Думы Бэрга - стр. 26
– Неужели ему самому не противно вот так лежать да смердеть? – задал вопрос Эрик.
– А куда ему деваться? – молвил иммуноандроид. – В Систему он не верил, да и не поверит никогда, только во врачей и верит. Они для него как боги. Да еще и в белых халатах! Куда там! Где уж там до Системы! Вот так и будет лежать, пока уж совсем не протухнет.
– А почему медики для него как боги? – спросил Эрик.
– Да потому, что покаяния они не требуют, – ответил Бэрг, – сунут лекарство, и будь здоров! А за остальное они не отвечают. А ему-то в чем каяться, коли никому ничего плохого не сделал? Всю жизнь работал! Шутил только.
– Вот шутом и придет к Системе, да на поклон! – произнес Эрик. – Только тогда уже поздно будет.

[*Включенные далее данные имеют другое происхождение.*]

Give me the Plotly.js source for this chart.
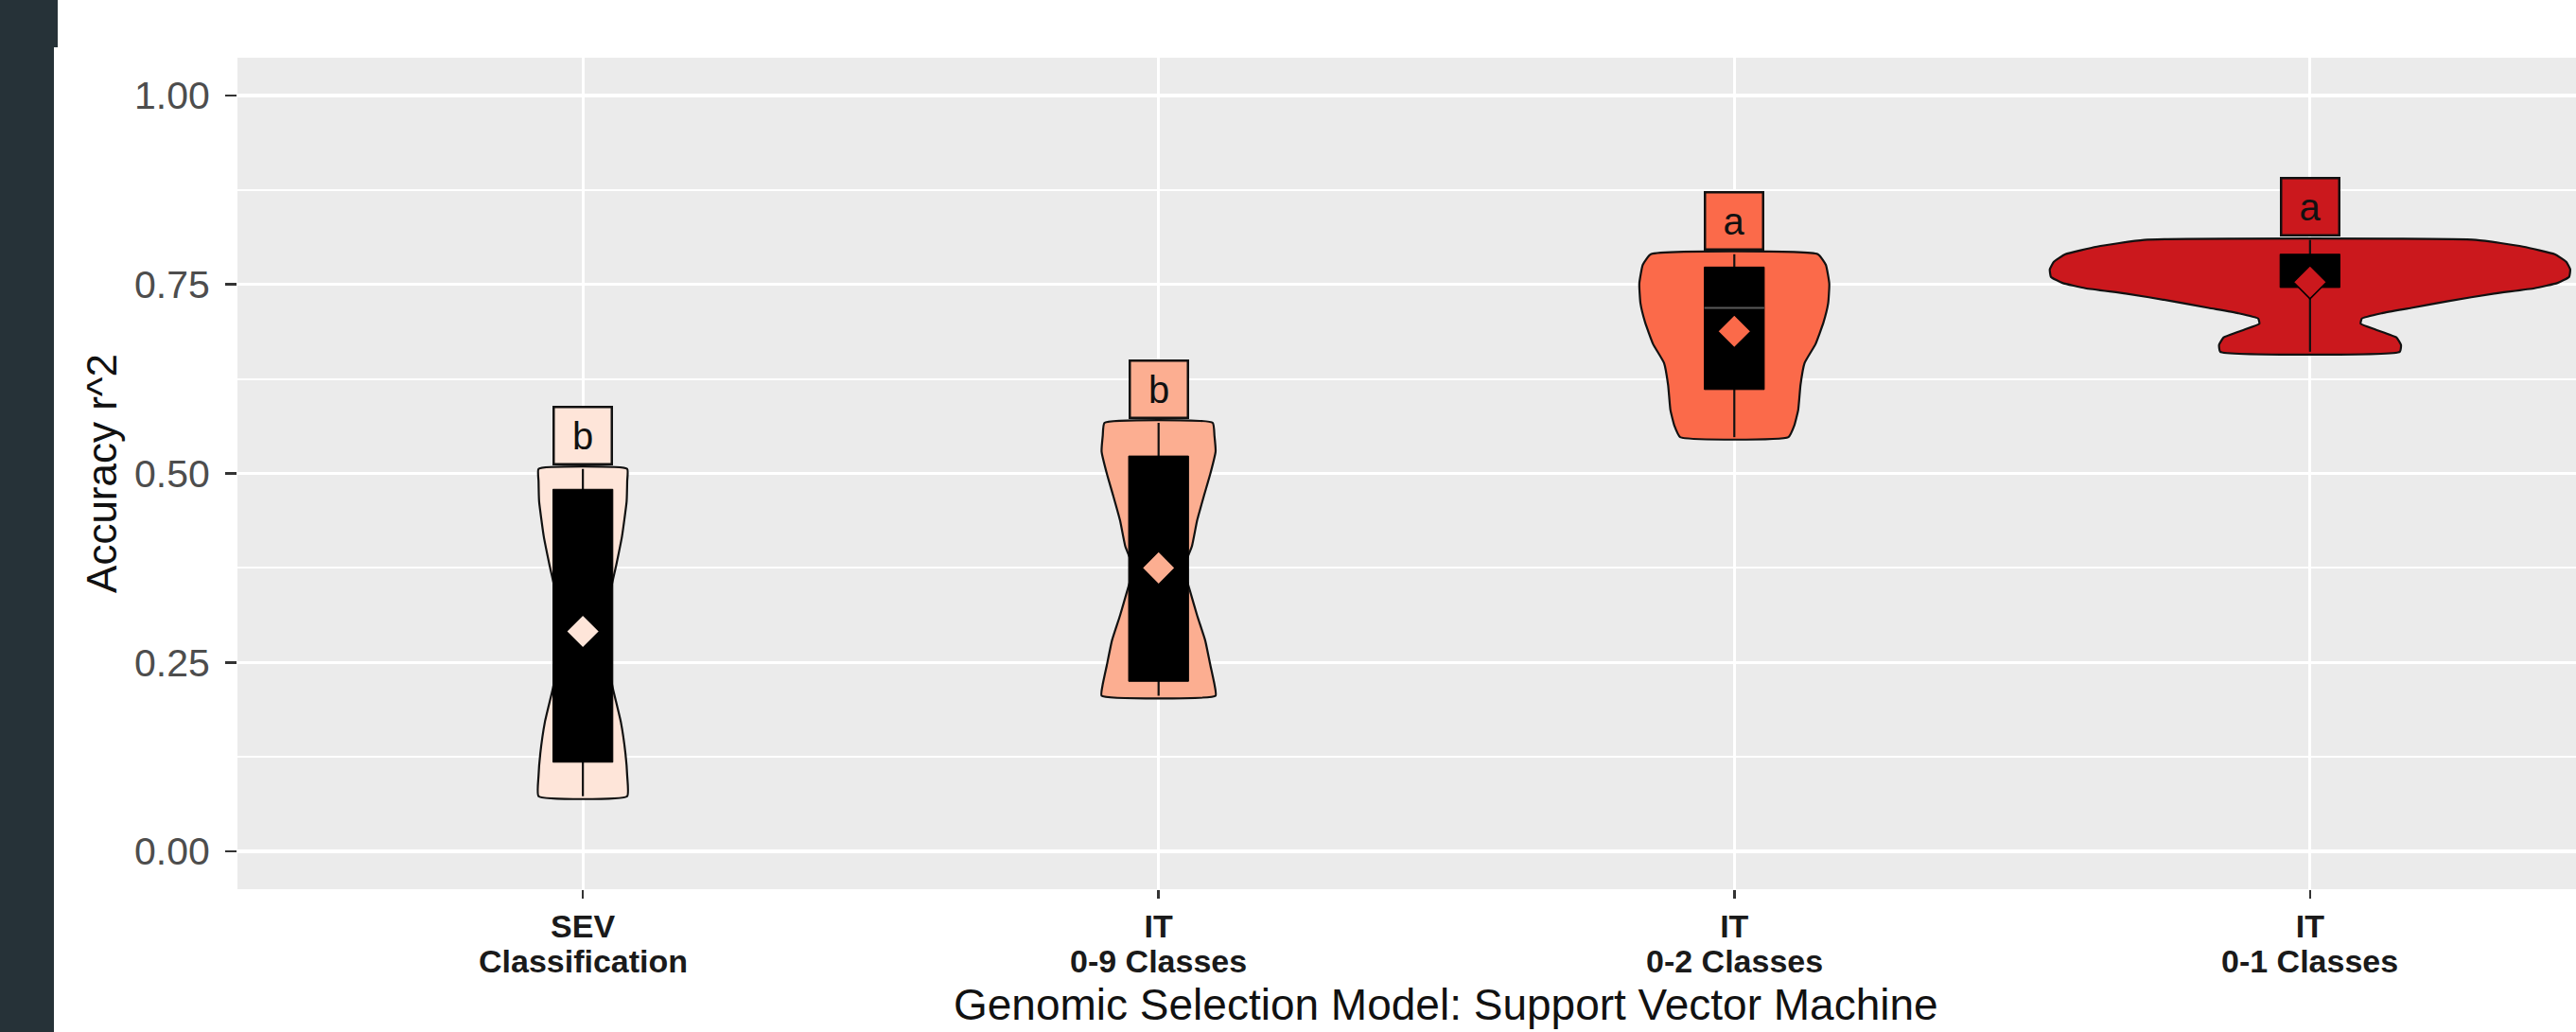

– Ой! Да с ним ли об этом говорить? – Бэрг вдруг улыбнулся, и, посмотрев в свой опустевший стакан, произнес. – Ладно! Хватит о них! Слишком много чести! Человек сам кузнец своего счастья. Единственное, что нам из-за них тоже порою страдать приходится, но тут никуда не деться. Носим тяготы друг друга. Сие неизбежно. А ну-ка, принеси еще пивка!

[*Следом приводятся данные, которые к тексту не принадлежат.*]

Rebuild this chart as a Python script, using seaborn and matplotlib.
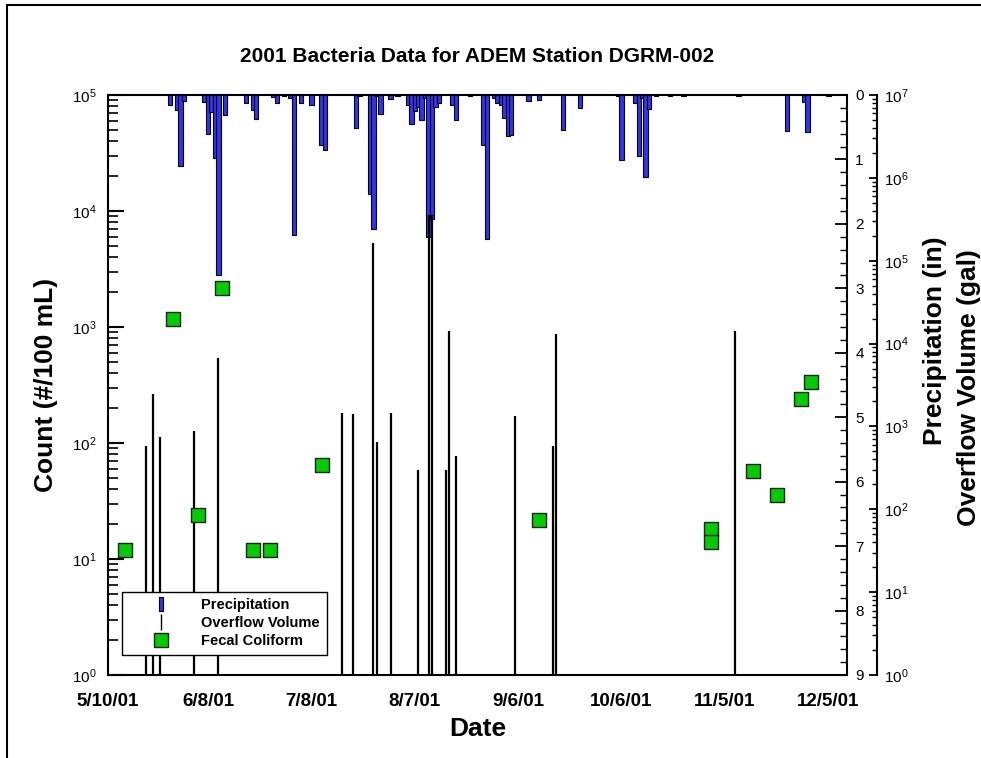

С этими словами, повеселевший иммуноандроид потянулся и щелкнул пальцами. В опустевшем кафе заиграла легкая музыка. Эрик уже не удивлялся, так как понимал, с Кем имеет дело.
Нэя! Сколько еще времени прошло, прежде чем она стала думать самостоятельно и не «заглядывать в рот» своему учителю. Она, конечно, отдавала ему должное, но когда он потребовал он нее послушания, то есть отречения от своего «Я», вот тут она не выдержала. Она действительно многое чего узнала, но между тем ее личность была сильно подавлена. Она едва не превратилась в весьма и весьма послушного раба. Весь ее творческий потенциал был едва не раздавлен ее учителем, который желал, чтобы она во что бы то ни стало отреклась от своего «Я», и тем самым избавилась от «гордыни», якобы владевшей ею. Он требовал от нее, чтобы она носила исключительно только юбки или платья. Голову чтобы покрывал платок. Носить брюки, считал он, для девушек вообще аморально, а тем более джинсы. Музыка должна быть исключительно симфонической, и никакой дискотеки, а уж тем более рока! Когда он втюхивал все это ей в голову, то она покорно сидела на стульчике, положив руки на колени и смиренно слушала его. А он продолжал и продолжал «забивать гвозди» в ее творческую душу, которая так и рвалась на волю. Да! Ей хотелось творить, она мечтала рисовать, в конце концов, она мечтала порезвиться под хорошую танцевальную музыку. Однажды пожаловавшись на то, что она слабая мускулатурой, получила очень своеобразный ответ. Что, дескать, если ты слабенькая, то значит уже и более смиренненькая. Всегда будешь знать о том, что можешь получить по морде. И это твое знание будет тебя всегда смирять. С какими мыслями приходишь куда-то, то и получаешь обратно. Дескать, энергии, энергии вокруг нас, с какой соединишься, то и получишь. А слабенькой быть очень неплохо, никогда о боевиках думать не будешь. А рисовать тоже надо знать что. Ты хочешь так, а надо по-другому, не так как хочешь ты. И вообще, он требовал от нее убрать всякие ее хотения и желания, ибо они признаки ее гордыни. Вот так измывался он над ней чуть ли не изо дня в день. А она даже уже боялась и шаг-то лишний сделать без его ведома. Вот насколько башку он ей запакостил. Не известно сколько бы это продолжалось, но однажды видать сама Система не выдержала такого изуверства над человеком. Она, талантливейший человек, во всем подчиняющийся ему, едва не потеряла рассудок, когда этот выродок попросту исчез из ее жизни! Она осталась одна, один на один с той действительностью, которая ее окружала. Она не знала, что делать, куда теперь идти. Потеря этого единственного «сверхчеловека» была для нее сильным ударом.